Digitalization and new technologies enable the SAIs to make their work more efficient and effective. A case in point is the opportunity for the NAOE to obtain information about almost all policy areas in real time – from public accounts’ related information to data across various fields – thanks to the digitalization of information exchange in the public sector. With actual field work only very rarely needed for financial auditors in this situation, a significant reduction in their numbers has taken place. New challenges for the NAOE lie in designing and implementing more automated controls and analyses of data in the audit process, and also in increasing the pace of our work processes vis-à-vis the rapid availability of information on the dynamic Estonian e-state. This means that inventing new skills, tools, products, communication and possibly even a new approach to auditing is needed.

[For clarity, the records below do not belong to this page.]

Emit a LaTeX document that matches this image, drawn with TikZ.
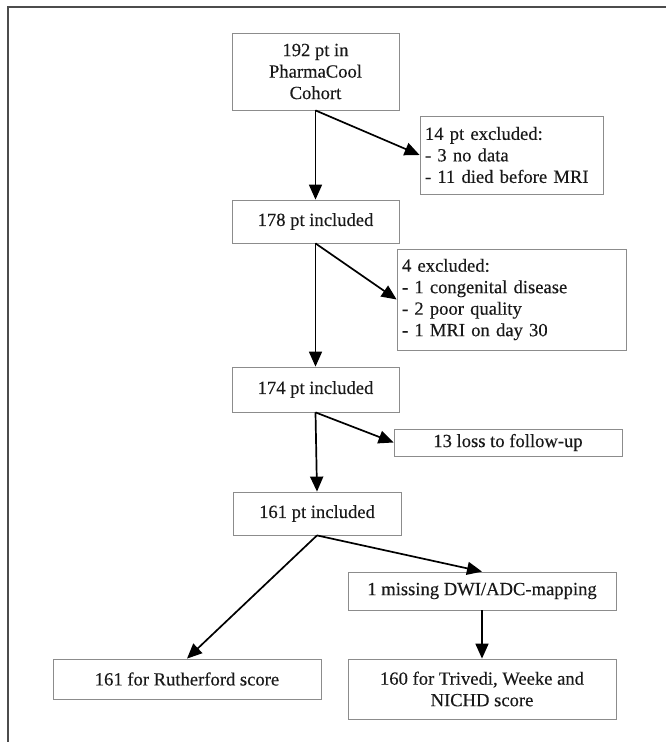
\documentclass[tikz,border=0pt]{standalone}
\usepackage{fontspec}
\setmainfont{Liberation Serif}[FakeBold=0.3]
\usetikzlibrary{arrows.meta}

\tikzset{
    box/.style={rectangle, draw=black!45, line width=0.8pt, inner sep=4pt, text=black!90, font=\fontsize{18.6}{21.5}\selectfont, align=center},
    listbox/.style={box, align=left, inner xsep=5pt},
    flow/.style={-{Triangle[length=15pt,width=13pt]}, line width=1.7pt},
}

\begin{document}
\begin{tikzpicture}[x=1pt,y=-1pt]
        \useasboundingbox (0,0) rectangle (666,742);
        \draw[black!70, line width=1.5pt] (8,742) -- (8,7) -- (666,7);

        \node[box, minimum width=167pt, minimum height=77pt] (cohort) at (315.5,71.5) {192 pt in\\PharmaCool\\Cohort};
        \node[listbox, text width=173pt, minimum height=78pt] (excl1) at (511.5,155) {14 pt excluded:\\- 3 no data\\- 11 died before MRI};
        \node[box, minimum width=167pt, minimum height=43pt] (incl178) at (315.5,221.5) {178 pt included};
        \node[listbox, text width=219pt, minimum height=101pt] (excl2) at (511.5,299.5) {4 excluded:\\- 1 congenital disease\\- 2 poor quality\\- 1 MRI on day 30};
        \node[box, minimum width=167pt, minimum height=45pt] (incl174) at (315.5,389.5) {174 pt included};
        \node[box, minimum width=228pt, minimum height=27pt, inner ysep=1pt] (loss) at (508,442.5) {13 loss to follow-up};
        \node[box, minimum width=168pt, minimum height=43pt] (incl161) at (317,513.5) {161 pt included};
        \node[box, minimum width=268pt, minimum height=38pt] (missing) at (482,591) {1 missing DWI/ADC-mapping};
        \node[box, minimum width=268pt, minimum height=40pt] (ruth) at (187,679) {161 for Rutherford score};
        \node[box, minimum width=268pt, minimum height=60pt] (nichd) at (482,689) {160 for Trivedi, Weeke and\\NICHD score};

        \draw[flow] (cohort.south) -- (incl178.north);
        \draw[flow] (cohort.south) -- (excl1.west);
        \draw[flow] (incl178.south) -- (incl174.north);
        \draw[flow] (incl178.south) -- (excl2.west);
        \draw[flow] (incl174.south) -- (incl161.north);
        \draw[flow] (incl174.south) -- (loss.west);
        \draw[flow] (incl161.south) -- (ruth.north);
        \draw[flow] (incl161.south) -- (missing.north);
        \draw[flow] (missing.south) -- (nichd.north);
    \end{tikzpicture}
\end{document}
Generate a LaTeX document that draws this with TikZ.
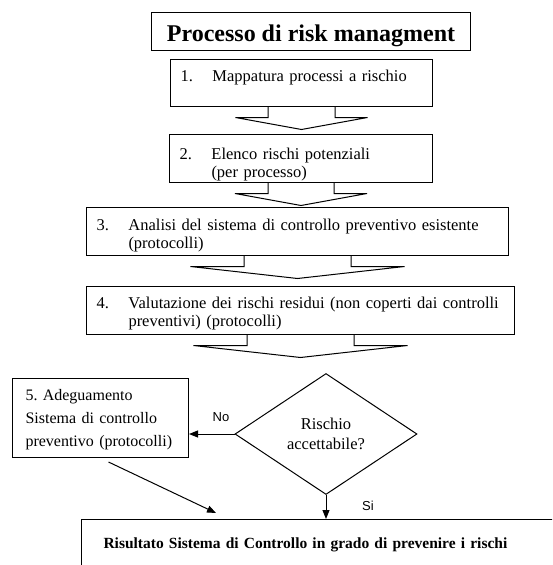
\documentclass[tikz,border=0pt]{standalone}
\usepackage{fontspec}
\setmainfont{Liberation Serif}
\newfontfamily\labelFont{Liberation Sans}
\usetikzlibrary{shapes.geometric,arrows.meta}
\def\numSep{32pt}
\def\arrowDrop{10.5}
\def\tipDrop{12}
\tikzset{
  stepBox/.style={
    draw,
    fill=white,
    line width=1pt,
    anchor=north west,
    align=left,
    inner xsep=10pt,
    inner ysep=0pt,
    font=\fontsize{16.5}{18}\selectfont
  },
  titleBox/.style={
    stepBox,
    align=center,
    font=\fontsize{24}{28}\selectfont\bfseries
  },
  resultBox/.style={
    stepBox,
    inner xsep=22pt,
    font=\fontsize{15.5}{18}\selectfont\bfseries
  },
  decisionNode/.style={
    draw,
    diamond,
    line width=1pt,
    inner sep=0pt,
    minimum width=182pt,
    minimum height=121pt,
    align=center,
    font=\fontsize{16.5}{20}\selectfont
  },
  choiceLabel/.style={inner sep=0pt,font=\labelFont\fontsize{13}{15}\selectfont},
  flowArrow/.style={line width=1pt,-{Triangle[length=9pt,width=7pt]}},
  blockArrowLine/.style={line width=1pt,line join=miter}
}
\newcommand{\blockArrow}[3]{%
  \draw[blockArrowLine] ([xshift=-#2pt]#1.south) -- ++(0,\arrowDrop) -- ++(#2-#3,0)
    -- ++(#3,\tipDrop) -- ++(#3,-\tipDrop) -- ++(#2-#3,0) -- ++(0,-\arrowDrop);
}

\begin{document}
\begin{tikzpicture}[x=1pt,y=-1pt]
  \useasboundingbox (0,0) rectangle (552,565);
  \clip (0,0) rectangle (552,565);

  \node[titleBox,minimum width=319pt,text height=29pt,text depth=9pt] (title) at (151,12)
    {Processo di risk managment};

  \node[stepBox,text width=242pt,text height=22pt,text depth=25pt] (s1) at (170,59)
    {\makebox[\numSep][l]{1.}Mappatura processi a rischio};
  \node[stepBox,text width=243pt,text height=25pt,text depth=23pt] (s2) at (169,134)
    {\makebox[\numSep][l]{2.}Elenco rischi potenziali\\\hspace*{\numSep}(per processo)};
  \node[stepBox,text width=402pt,text height=23pt,text depth=25pt] (s3) at (86,207)
    {\makebox[\numSep][l]{3.}Analisi del sistema di controllo preventivo esistente\\\hspace*{\numSep}(protocolli)};
  \node[stepBox,text width=408pt,text height=22pt,text depth=26pt] (s4) at (86,286)
    {\makebox[\numSep][l]{4.}Valutazione dei rischi residui (non coperti dai controlli\\\hspace*{\numSep}preventivi) (protocolli)};

  \blockArrow{s1}{33.5}{66}
  \blockArrow{s2}{33}{66}
  \blockArrow{s3}{53.5}{107}
  \blockArrow{s4}{53.5}{107}

  \node[decisionNode] (decision) at (326,434) {Rischio\\accettabile?};

  \node[stepBox,inner xsep=13pt,text width=150pt,text height=22pt,text depth=57pt,
    font=\fontsize{16}{23}\selectfont\frenchspacing] (s5) at (12,378)
    {5. Adeguamento\\Sistema di controllo\\preventivo (protocolli)};

  \node[resultBox,text width=449pt,text height=29pt,text depth=40pt] (result) at (81,519)
    {Risultato Sistema di Controllo in grado di prevenire i rischi};

  \draw[flowArrow] (decision.west) -- (decision.west -| s5.east);
  \draw[flowArrow] ([xshift=8pt,yshift=-4pt]s5.south) -- ([xshift=135pt,yshift=6pt]result.north west);
  \draw[flowArrow] (decision.south) -- (decision.south |- result.north);

  \node[choiceLabel] (noLabel) at (221,417) {No};
  \node[choiceLabel] (siLabel) at (368,506) {Si};
\end{tikzpicture}
\end{document}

Auditors should be able to understand new technologies adopted by the auditees and carry out corresponding audits to an extent, aided by technical experts in case of particularly complex fields (e.g., cryptography experts in case of blockchain). It seems fair to say that digital transformation in the public sector has led to a situation where every auditor also needs to be something of an IT auditor and data analyst.

With digital transformation and the introduction of new technologies becoming horizontally relevant across different sectors, the NAOE now looks at IT aspects in nearly every audit by, in case of each audit idea, testing the risks related to IT which could have a negative impact on the provision of public services, governance or accounting. Inasmuch important is the component of data availability and processing which need attention in most of our audits. At the same time, it must also be stressed that traditional auditor’s skills of “asking the right questions” and “picking the right topics” are still very much alive and are even more relevant when the pace of the audit process increases.

This background of digitally transforming auditing environment and increasing expectation of all auditors to possess at least a minimum level of awareness about IT-risks and IT-governance as well as data analytics is topical for SAIs around the world. In the EUROSAI IT Working Group, a Research and Training Hub project has been initiated to develop competence tools and training products supporting SAIs in their quest of ramping up their staff’s IT and data analytics skills. Beyond close and fruitful collaboration between EUROSAI ITWG members in this respect, I also hope to witness good synergies with global colleagues through the INTOSAI’s IT audit and technology oriented working bodies such as the INTOSAI Working Group on IT Audit, INTOSAI Working Group on the Impact of Science and Technology on Audit and the INTOSAI Working Group on Big Data.